Where are their scars? All of the good dogs I have seen have had a few scratches before.


----------



## Carolina Diesel (Jul 10, 2010)

curdogsforhogs said:


> Already have her, her name is Whiskey, Looks like a Greyhound colored like a BMC.. I will have two litters on the ground next week, BMC and Cat,  and thanks but



Lets see some pics of her


----------



## curdogsforhogs (Jul 10, 2010)

*Whiskey*

She's still just a pup and has a lot of growing to do...


----------



## UGA hunter (Jul 10, 2010)

She's looking good Curtis! She sure is growing!


----------



## Carolina Diesel (Jul 11, 2010)

Very good looking pup Curtis. Can't wait to see how she turns upx here in these hills.

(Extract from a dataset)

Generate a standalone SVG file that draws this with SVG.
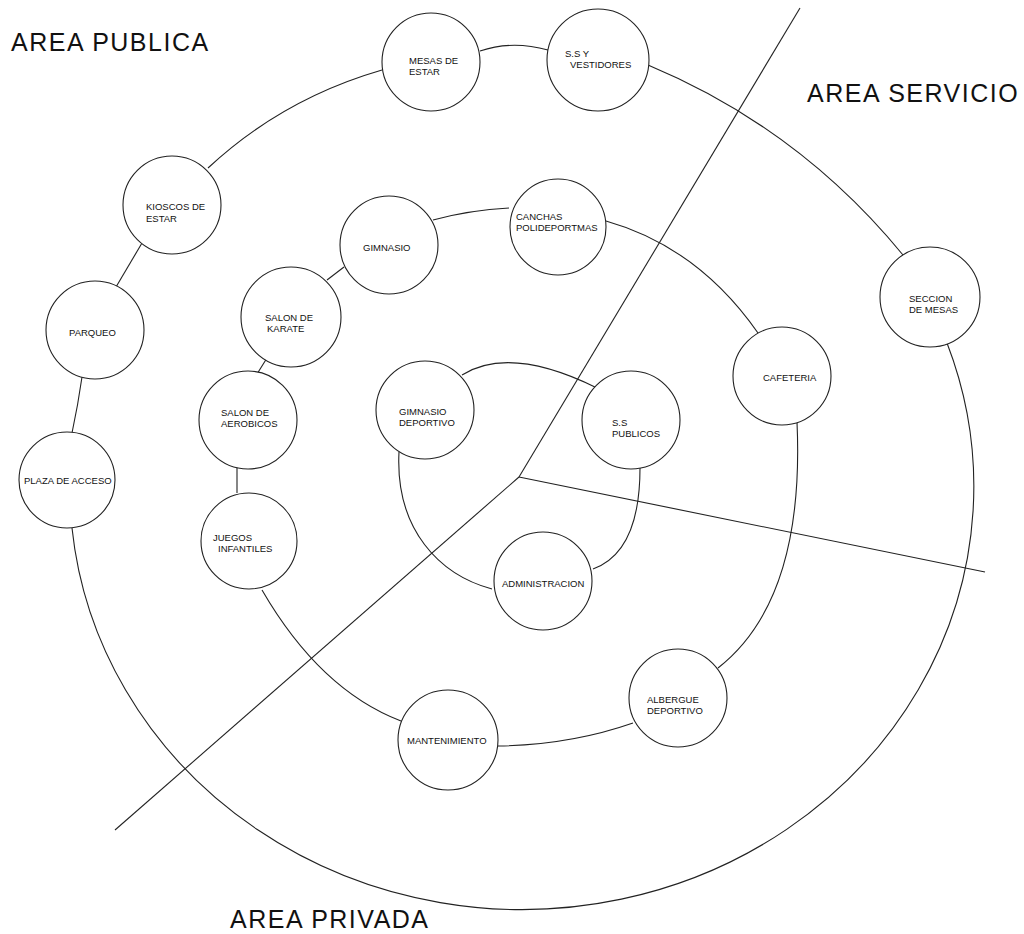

Should make a jam up RCD wit plenty of speed and bite at the least


----------



## rage (Jul 13, 2010)

the people i have talked to with them says they are real good long as they can see the hog.but when it comes to the thick stuff where they got to use their nose they dont hit on much then..but they might would make a good fast catch dog when u need them their fast.


----------



## curdogsforhogs (Jul 14, 2010)

We will give her a shot..thinking the same thing not much open terrain up here where we hunt.


----------



## WolfPack (Jul 15, 2010)

rage said:


> the people i have talked to with them says they are real good long as they can see the hog.but when it comes to the thick stuff where they got to use their nose they dont hit on much then..but they might would make a good fast catch dog when u need them their fast.



It does make sense....the greyhound is a sight hound and then the bully part...well....they just look for something to put in their mouth, lol.  They look like greyhounds on steriods.


----------